Он заснул, охваченный великой болью, на мозг что-то легло камнем и давило всю ночь…
VI. ЛОЙЗЕ ГИМНАЗИСТ
Францке вспомнился тот день, когда она простилась с Лойзе на вокзале. Поезд летел прочь с непостижимой быстротой, будто со страхом бежал из проклятого края, — мелькали мимо луга, поля, холмы, местность становилась пустынной и каменистой, Францке уже мерещилось, что она видит там, вдали, в вечерней мгле, улицу бедняков, где смерть и голод ходят от дома к дому и стучатся в двери, поворачивают ручку, входят в комнаты, где на полу лежат оборванные и иссохшие люди и ждут конца, и во взгляде их — ужас и нетерпение.
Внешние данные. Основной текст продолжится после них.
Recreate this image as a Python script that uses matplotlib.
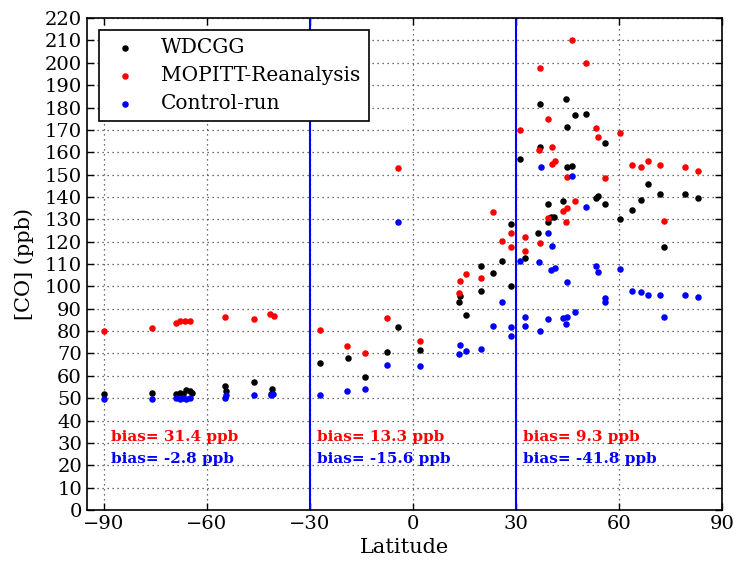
import matplotlib
matplotlib.use("Agg")
import matplotlib.pyplot as plt
import numpy as np

plt.rcParams['font.family'] = ['DejaVu Serif']
plt.rcParams['xtick.direction'] = 'in'
plt.rcParams['ytick.direction'] = 'in'
plt.rcParams['xtick.top'] = True
plt.rcParams['ytick.right'] = True
plt.rcParams['mathtext.fontset'] = 'dejavuserif'

# WDCGG observations
wd_lat = [-90, -76, -69, -68, -67, -66, -65, -64.5, -54.7, -54.6, -46.4, -41.3, -41.0,
          -27, -19, -14, -7.7, -4.5, 1.9, 13.4, 13.7, 15.3, 19.9, 19.9, 23.4, 26.0,
          28.5, 28.6, 31.2, 32.7, 36.5, 37.0, 37.1, 39.2, 39.2, 40.2, 41.2, 43.6,
          44.5, 44.8, 44.8, 46.3, 47.3, 50.4, 53.2, 53.8, 55.8, 55.8, 60.4, 63.8,
          66.4, 68.4, 71.8, 73.1, 79.3, 83.0]
wd_co = [52, 52.5, 52, 52.5, 52, 53.5, 53, 52.5, 55.5, 53.4, 57.4, 52, 54,
         65.6, 68.1, 59.4, 70.8, 82.0, 71.6, 92.8, 95.9, 87.2, 109.2, 98.0, 106.2, 111.4,
         128.0, 100.2, 156.9, 112.6, 123.8, 181.5, 162.3, 136.9, 128.7, 131.0, 131.0, 138.3,
         184.0, 171.2, 153.6, 154.0, 176.7, 177.2, 139.7, 140.5, 164.1, 136.9, 130.2, 134.2,
         138.7, 145.7, 141.4, 117.4, 141.3, 139.7]

# MOPITT reanalysis
mo_lat = [-90, -76, -69, -67.9, -66.4, -64.9, -54.7, -46.4, -41.6, -40.6,
          -27, -19.1, -14.1, -7.7, -4.5, 1.9, 13.4, 13.7, 15.3, 19.9, 23.4, 26.0,
          28.5, 28.6, 31.2, 32.6, 32.7, 36.6, 37.0, 37.0, 39.2, 39.2, 40.4, 40.4,
          41.3, 43.6, 44.5, 44.8, 44.8, 46.3, 47.3, 50.4, 53.2, 53.8, 55.8, 60.4,
          63.8, 66.4, 68.4, 71.8, 73.1, 79.3, 83.0]
mo_co = [80.2, 81.3, 83.5, 84.3, 84.7, 84.7, 86.2, 85.5, 87.7, 86.9,
         80.5, 73.5, 70.1, 86.0, 152.9, 75.6, 97.0, 102.5, 105.6, 103.9, 133.3, 120.4,
         124.1, 117.8, 170.0, 122.0, 115.9, 160.8, 197.6, 119.6, 174.8, 130.5, 162.3, 154.8,
         155.9, 133.9, 129.0, 135.0, 148.9, 210.0, 138.4, 200.1, 170.8, 166.6, 148.7, 168.8,
         154.1, 153.2, 156.2, 154.1, 129.3, 153.2, 151.8]

# Control run
cr_lat = [-90, -76, -69, -68, -67, -66, -65, -54.7, -54.6, -46.4, -41.3, -40.8,
          -27, -19.1, -14.1, -7.7, -4.5, 1.9, 13.4, 13.7, 15.3, 19.9, 23.4, 26.0,
          28.5, 28.6, 31.2, 32.6, 32.7, 36.6, 37.0, 37.3, 39.2, 39.2, 40.4, 40.2,
          41.3, 44.8, 43.6, 44.8, 44.5, 46.3, 47.3, 50.4, 53.2, 53.8, 55.8, 55.8,
          60.4, 63.8, 66.4, 68.4, 71.8, 73.1, 79.3, 83.0]
cr_co = [49.7, 49.6, 50, 49.8, 50, 49.8, 50, 50.3, 51.3, 51.3, 51.5, 52,
         51.5, 53.2, 54.1, 64.9, 128.7, 64.6, 69.8, 73.8, 71.1, 72.0, 82.5, 92.8,
         81.7, 78.0, 111.4, 86.2, 82.5, 111.1, 80.1, 153.6, 123.8, 85.3, 118.1, 107.4,
         108.4, 102.1, 85.8, 86.2, 83.2, 149.6, 88.5, 135.7, 109.3, 106.3, 94.7, 92.8,
         107.7, 98.0, 97.4, 96.2, 96.2, 86.5, 96.2, 95.4]

region_x = [-88, -28, 32]
bias_mo = [31.4, 13.3, 9.3]
bias_cr = [-2.8, -15.6, -41.8]

fig = plt.figure(figsize=(7.36, 5.66), dpi=100)
ax = fig.add_axes([0.118, 0.099, 0.863, 0.869])

ax.scatter(wd_lat, wd_co, s=22, c='black', linewidths=0, label='WDCGG', zorder=3)
ax.scatter(mo_lat, mo_co, s=22, c='red', linewidths=0, label='MOPITT-Reanalysis', zorder=3)
ax.scatter(cr_lat, cr_co, s=22, c='blue', linewidths=0, label='Control-run', zorder=3)

ax.axvline(-30, color='blue', lw=1.5)
ax.axvline(30, color='blue', lw=1.5)

for x, bm, bc in zip(region_x, bias_mo, bias_cr):
    ax.text(x, 31, f'bias= {bm} ppb', color='red', fontsize=11, fontweight='bold')
    ax.text(x, 21, f'bias= {bc} ppb', color='blue', fontsize=11, fontweight='bold')

ax.set_xlim(-95, 90)
ax.set_ylim(0, 220)
ax.set_xticks(np.arange(-90, 91, 30))
ax.set_yticks(np.arange(0, 221, 10))
ax.tick_params(labelsize=14, length=5, width=1)
ax.grid(True, linestyle=(0, (1, 3)), color='0.25', lw=0.9)
for s in ax.spines.values():
    s.set_linewidth(1.2)

ax.set_xlabel('Latitude', fontsize=15)
ax.set_ylabel('[CO] (ppb)', fontsize=15, labelpad=8)

leg = ax.legend(loc='upper left', scatterpoints=1, fontsize=14.5, fancybox=False,
                framealpha=1, edgecolor='black', borderaxespad=0.6, handletextpad=0.9,
                handlelength=1.8, labelspacing=0.45)
leg.get_frame().set_linewidth(1.2)

fig.savefig('out.png', dpi=100)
Поезд летел — в безмерную даль уплывал город, а в городе, в незнакомом доме, средь незнакомых людей остался ребенок, одинокий и робкий, и рядом никого, кто бы его любил… Может, этот глубокий страх на самом деле тогда зародился в ней, а может, он давно лег на сердце непонятной тенью, и Францка только теперь ощутила его и поняла, что он значит… И теперь еще она ясно слышала слова, доносившиеся в ту ночь из дали, когда во тьме раздался стон и она проснулась и прислушалась со страхом. Робкий и умоляющий голос позвал ее: «Зачем вы меня прогнали, мама? Зачем оставили одного в незнакомом доме, средь незнакомых людей?» Полный ужаса голос кричал, звал приглушенно, будто из-под одеяла: «Мама!»
Так это было тогда и так продолжалось все время, все время из невидимой дали ей слышались стоны и мольба…
У Францки ослабели глаза от слез и от работы; она носила очки, но и в очках видела плохо и уже не могла подолгу шить; при свете лампы глаза начинало щемить, будто их жгло раскаленным железом. Она зарабатывала всего по двадцати крейцеров в день, и, так как шила плохо, портной вовсе перестал давать ей работу; летом она ходила на поденку к одному крестьянину и работала в поле, зимой латала одежду бедняков с верхней улицы, но те большей частью не платили; иногда чинила белье людям из местечка, но и то все реже, казалось, люди начали чинить свою одежду сами. Медленно совершалось это, она сама едва сознавала, как постепенно катится под гору, в неприкрытую, беспощадную нищету, об этом говорили ей лицо и спина, согнувшаяся, как у шестидесятилетней старухи.